Grave Mistake
I hesitated over including Grave Mistake in my Marsh reread. Partly because I've read it within the last couple of years – in fact its one of those which started me off on the reread in the first place - and partly because I found it (as I think I've described it before) a nice workmanlike job that didn't really stand out in any way.
It still doesn’t. There are some interesting characters – the ‘daily’ Mrs Jobbins, the wealthy Mr Markos and his son – and a scattering of curious motives that never feel fully explored.
Something else that’s been creeping up but I’ve only just noticed is that the books seem rather more police procedural by this stage. Alleyn starts his career in the 30s as a gentleman ‘tec.
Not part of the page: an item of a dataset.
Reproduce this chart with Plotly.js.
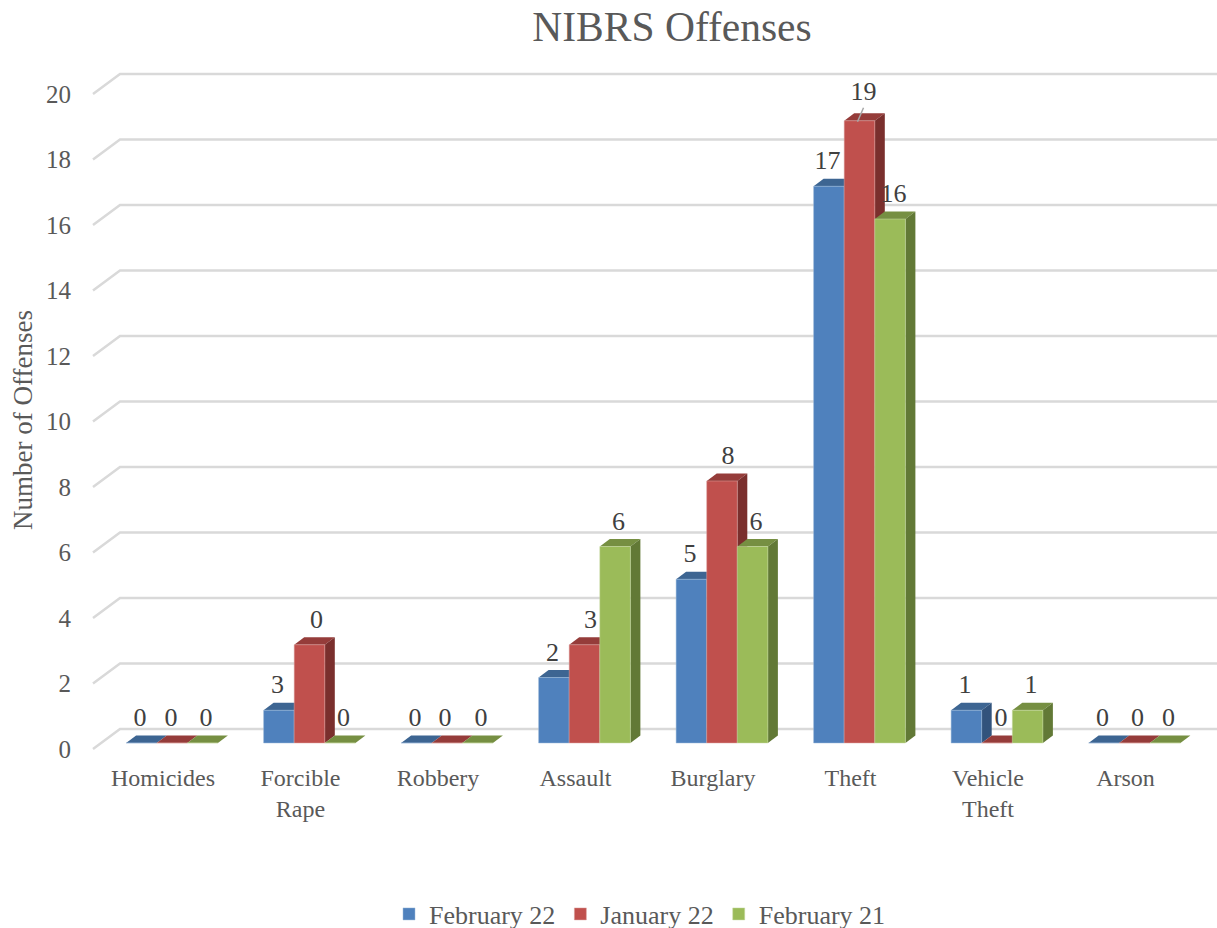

A police officer yes, but one with much in common with other ‘great detectives’.
That has gradually faded out by this point. Although people still react with surprise to his social class, Alleyn is a well respected chief superintendent very much embedded in the force and the way they do things. There are no brilliant flashes of insight. Just solid, plodding, work. Whether that is a reflection of the kind of books Marsh wanted to write, or the kind of books people wanted to read by the late 70s when Grave Mistake was published, I’m not sure.
Photo-Finish
In photo-finish we’re just on the cusp of the 80s. Brilliant opera star Isabella Sommita is being persecuted by a paparazzo who is following her around the world taking – in fact orchestrating – the most unflattering pictures they can, and then selling them for a small fortune.
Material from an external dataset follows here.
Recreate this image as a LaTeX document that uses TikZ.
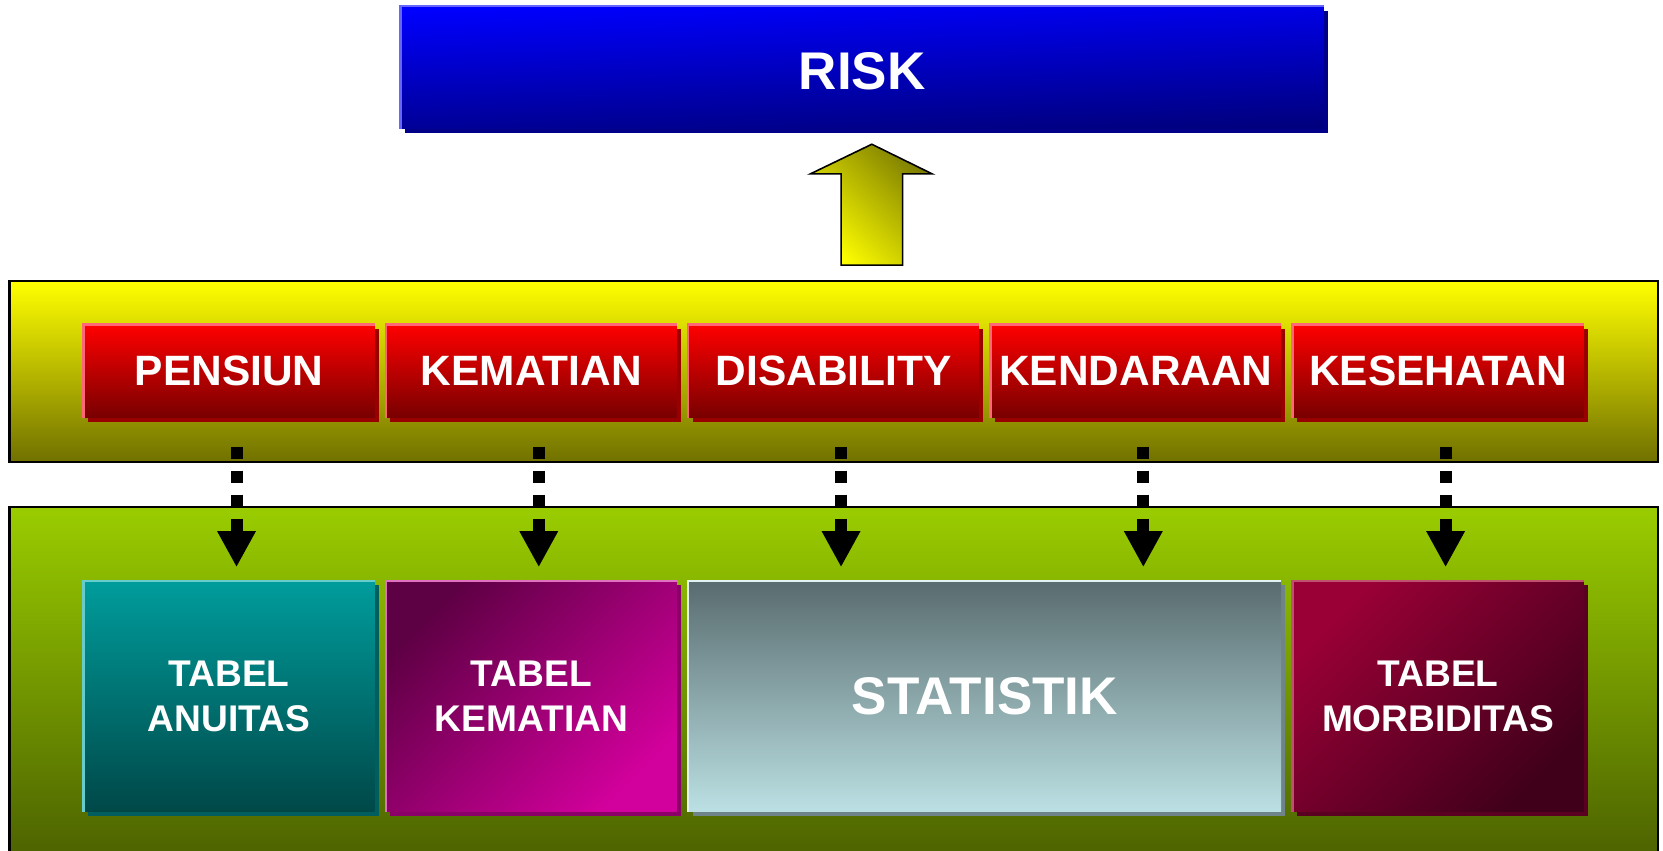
\documentclass[tikz,border=0pt]{standalone}
\usepackage{fontspec}
\setmainfont{Liberation Sans}
\usetikzlibrary{shadows,arrows.meta}
\definecolor{riskA}{HTML}{0000FF}
\definecolor{riskB}{HTML}{00007E}
\definecolor{riskHL}{HTML}{6666FF}
\definecolor{riskSH}{HTML}{000088}
\definecolor{yelA}{HTML}{FFFF00}
\definecolor{yelB}{HTML}{707000}
\definecolor{grnA}{HTML}{9ACD00}
\definecolor{grnB}{HTML}{4A5F00}
\definecolor{redA}{HTML}{FF0000}
\definecolor{redB}{HTML}{780000}
\definecolor{redHL}{HTML}{FF6677}
\definecolor{redSH}{HTML}{990000}
\definecolor{tealA}{HTML}{009C9C}
\definecolor{tealB}{HTML}{004848}
\definecolor{tealHL}{HTML}{66CCCC}
\definecolor{tealSH}{HTML}{005E5E}
\definecolor{purA}{HTML}{5E0044}
\definecolor{purB}{HTML}{D2009C}
\definecolor{purHL}{HTML}{E070C0}
\definecolor{purSH}{HTML}{8A0068}
\definecolor{statA}{HTML}{596C6F}
\definecolor{statB}{HTML}{BBE0E3}
\definecolor{statHL}{HTML}{E2F2F2}
\definecolor{statSH}{HTML}{6E8489}
\definecolor{morA}{HTML}{9A0036}
\definecolor{morB}{HTML}{40001A}
\definecolor{morHL}{HTML}{C05070}
\definecolor{morSH}{HTML}{5A0020}
\definecolor{arrA}{HTML}{FFFF00}
\definecolor{arrB}{HTML}{7E7E00}
\tikzset{
  panel/.style={rectangle, draw=black, line width=2pt, inner sep=0pt, shading angle=45},
  redbox/.style={rectangle, inner sep=0pt, minimum width=274pt, minimum height=88pt,
    top color=redA, bottom color=redB, text=white,
    font=\bfseries\fontsize{40}{40}\selectfont,
    general shadow={fill=redSH, shadow xshift=4pt, shadow yshift=-4pt}},
  lowbox/.style={rectangle, inner sep=0pt, minimum height=217pt, text=white, align=center,
    font=\bfseries\fontsize{35}{43}\selectfont},
  hl/.style={line width=2.5pt, draw=#1},
  dotarrow/.style={line width=11.3pt, dash pattern=on 11.3pt off 11.3pt,
    -{Triangle[width=34pt,length=34pt]}, shorten <=27pt, shorten >=13pt},
}
\begin{document}
\begin{tikzpicture}[x=1pt,y=-1pt]
\useasboundingbox (0,0) rectangle (1568,802);
\fill[white] (0,0) rectangle (1568,802);
% panels
\node[panel, top color=yelA, bottom color=yelB, minimum width=1554pt, minimum height=171pt] (yp) at (786,350.5) {};
\node[panel, top color=grnA, bottom color=grnB, minimum width=1554pt, minimum height=340pt] (gp) at (786,648) {};
% RISK
\node[rectangle, inner sep=0pt, minimum width=870pt, minimum height=115pt,
  top color=riskA, bottom color=riskB, shading angle=2, text=white,
  text height=42pt, text depth=0pt,
  font=\bfseries\fontsize{50}{50}\selectfont,
  general shadow={fill=riskSH, shadow xshift=4pt, shadow yshift=-4pt}] (risk) at (813,63.5) {RISK};
\draw[hl=riskHL] (risk.south west) -- (risk.north west) -- (risk.north east);
% block arrow
\path[draw=black, line width=1.5pt, top color=arrB, bottom color=arrA, shading angle=-45]
  (822,136) -- (879,164) -- (851,164) -- (851,250) -- (793,250) -- (793,164) -- (764,164) -- cycle;
% red boxes
\node[redbox] (p1) at (216,350) {PENSIUN};
\node[redbox] (p2) at (501,350) {KEMATIAN};
\node[redbox] (p3) at (786,350) {DISABILITY};
\node[redbox] (p4) at (1071,350) {KENDARAAN};
\node[redbox] (p5) at (1356,350) {KESEHATAN};
\foreach \n in {p1,p2,p3,p4,p5}{
  \draw[hl=redHL] (\n.south west) -- (\n.north west) -- (\n.north east);
}
% lower boxes
\node[lowbox, minimum width=274pt, top color=tealA, bottom color=tealB,
  general shadow={fill=tealSH, shadow xshift=4pt, shadow yshift=-4pt}] (b1) at (216,656.5) {TABEL\\ANUITAS};
\node[lowbox, minimum width=274pt, top color=purA, bottom color=purB, shading angle=45,
  general shadow={fill=purSH, shadow xshift=4pt, shadow yshift=-4pt}] (b2) at (501,656.5) {TABEL\\KEMATIAN};
\node[lowbox, minimum width=559pt, top color=statA, bottom color=statB,
  font=\bfseries\fontsize{50}{50}\selectfont,
  general shadow={fill=statSH, shadow xshift=4pt, shadow yshift=-4pt}] (b3) at (928.5,656.5) {STATISTIK};
\node[lowbox, minimum width=274pt, top color=morA, bottom color=morB, shading angle=45,
  general shadow={fill=morSH, shadow xshift=4pt, shadow yshift=-4pt}] (b4) at (1356,656.5) {TABEL\\MORBIDITAS};
\draw[hl=tealHL] (b1.south west) -- (b1.north west) -- (b1.north east);
\draw[hl=purHL] (b2.south west) -- (b2.north west) -- (b2.north east);
\draw[hl=statHL] (b3.south west) -- (b3.north west) -- (b3.north east);
\draw[hl=morHL] (b4.south west) -- (b4.north west) -- (b4.north east);
% dotted arrows
\coordinate (s1) at ([xshift=7pt]p1.south); \coordinate (e1) at (s1 |- b1.north);
\coordinate (s2) at ([xshift=7pt]p2.south); \coordinate (e2) at (s2 |- b2.north);
\coordinate (s3) at ([xshift=7pt]p3.south); \coordinate (e3) at (s3 |- b3.north);
\coordinate (s4) at ([xshift=7pt]p4.south); \coordinate (e4) at (s4 |- b3.north);
\coordinate (s5) at ([xshift=7pt]p5.south); \coordinate (e5) at (s5 |- b4.north);
\foreach \i in {1,...,5}{
  \draw[dotarrow] (s\i) -- (e\i);
}
\end{tikzpicture}
\end{document}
At the same time La Sommita has taken on (both musically and as a lover) a young and handsome musician who has written an opera she thinks is wonderful, but anyone with any musical sense (including, with a sudden thud down to earth, the young man himself) knows is a dud.
Troy and Alleyn fetch up at the scene in the semi plausible fashion they sometimes do – Scotland Yard is curious about La Sommita’s activities, Troy has a commission to paint her.
Incidentally there is a repetition in this book of someone suggesting to Alleyn (as more than one person did in Black as He’s Painted’) that he should ‘put his foot down’ about Troy’s work if he’s not comfortable with the situation. He has to explain why he doesn’t in a way he never had to in earlier works. Crime fiction (or at least the stuff still available) was seemingly more sexist in the 70s than it was in the 40s. It’s perhaps a reflection of the kind of crime being written – supposedly more realistic and hardboiled – but still very strange to stumble across in the same author.
There is also a moment when Alleyn mentions male chauvinism but confesses he’s never sure what women mean by that, apparently unconscious that his boss telling him to lay down the law to his wife would be an prime example.
Again I kind of did and didn't enjoy this. It was ok. It didn't sparkle like her earlier work, and maybe wasn't meant to.